Put the flask into an ice-water bath, then drip in the peracid with stirring as fast as you can (but don't dump it in wholesale, a lot of CO2 release occurs). Run until the rxn is over, ice-cubes have melted, etc. ~5hrs.

Add 130ml water to the flask, keep the TCE. Wash once with 87ml of 5% NaOH (4.3g NaOH). Distill off the TCE to claim the epoxide.

Sure enough, you should get the epoxide. Epoxides are frequently made from peracids! Don't give up.

In Patent EP 1140788 trans-cinnamyl alcohol is epoxidized using a similar procedure.

My bet is that you didn't wait long enough for the peracetic to form or you didn't use sulfuric acid to catalyze the production of the peracid. Or that by neutralizing the peracetic before the addition, you broke it down to sodium acetate, carbon dioxide and oxygen.

hypo

  • Guest
pH measuring...
« Reply #5 on: September 07, 2002, 11:00:00 AM »
oh! i didn't realise that peracids were such weak acids!
but it makes sense, the -O3- anion doesn't look stable.

could it be that the pH measuring was wrong? those universal pH
papers where used, but they work only in aqueous medium. they
definitely showed 7.

so another suggestion would be:
* less Na2CO3?

couch terrorist

hypo

  • Guest
hmm...
« Reply #6 on: September 07, 2002, 11:08:00 AM »
> 14.8g anethole, 130ml TCE (or DCM), 26.6g Na2CO3

34g Na2CO3 were used to neutralise 38.3g CH3COOH.
(too much?)

> My bet is that you didn't wait long enough for the peracetic to form

14 days  :)

> or you didn't use sulfuric acid to catalyze the production of the peracid.

sulfuric acid was used.

> Or that by neutralizing the peracetic before the addition,
> you broke it down to sodium acetate, carbon dioxide and oxygen.

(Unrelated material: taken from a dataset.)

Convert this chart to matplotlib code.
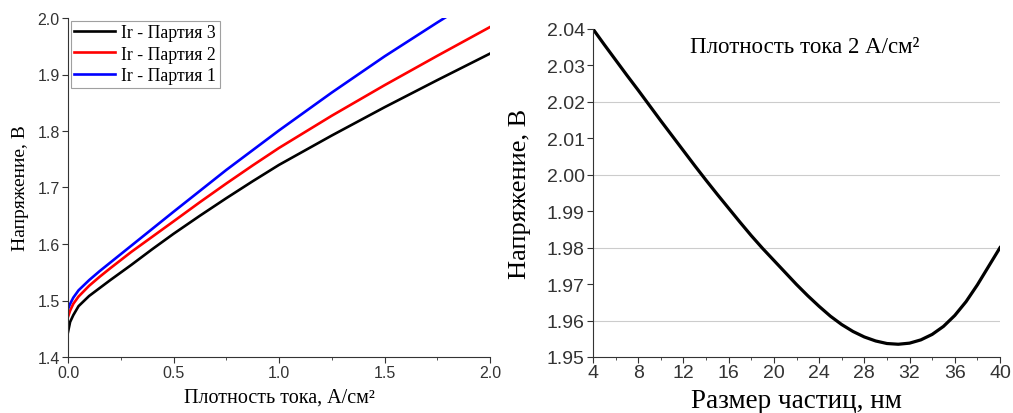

that is a possibility... the next time, the Na2CO3 will be added
to the TCE. what about dissolving it in the minimum amount of water?

thanks, bees! the experiments will be continued!



couch terrorist

Chromic

  • Guest
Erhm... a 2nd look..
« Reply #7 on: September 07, 2002, 11:27:00 AM »
>> 14.8g anethole, 130ml TCE (or DCM), 26.6g Na2CO3
>34g Na2CO3 were used to neutralise 38.3g CH3COOH. (too much?)

The amount of peracetic acid that you used is a 56% molar excess (156mmol). (assuming you used 39.9g 35% H2O2, and 0.8g H2SO4) The proper amount of Na2CO3 to buffer, would be ~35.2g (if you follow the same assumptions below). The amount of sodium carbonate you used, in relation to the peracetic that you used, is correct.

EXCEPT... I'm confused on the amount of peracetic you used, because my writeup would recommend:

30.2g 35% H2O2, 29.0g GAA, 0.6g H2SO4 giving 0.48mol of (per)acetic acid to be buffered (this actually forms 118mmol of peracetic acid at equilibrium, the 18% excess that is recommended in the EP patent... perhaps you had read an earlier post in the thread by me where I was using more peracetic than necessary), and about 0.01mol of sulfuric acid to be neutralized. If you want to neutralize 100% of the peracetic/acetic, and 150% of the sulfuric (numbers pulled from hat), you'd use 25.6+1.0g of Na2CO3 or 40.6+1.5g of NaHCO3.

Try repeating your experiment, with the suggestion of keeping the buffer with the alkene in chloronated solvent (and perhaps modifying the amount of peracetic to use to fit inline with the patent and my updated procedure...) This must be the trouble, if it still doesn't work something is really wrong.

You might also try using baking soda, as it's a weaker base (?).

Chromic

  • Guest
One more thing
« Reply #8 on: September 07, 2002, 11:30:00 AM »
Anethole epoxide really does smell like the ketone and the glycol (very much unlike the alkene), so part of your experiment sounded right... but I bet you already know that as you've sampled PMA before.  :)

hypo

  • Guest
NaHCO3
« Reply #9 on: September 07, 2002, 11:41:00 AM »
>  perhaps you had read an earlier post in the thread by me where I
> was using more peracetic than necessary

exactly, the first one where you said 36.9g. the H2O2/AcOH ratio was somewhat
different, because over here we have a different 35% H2O2 (w/v vs. v/v!)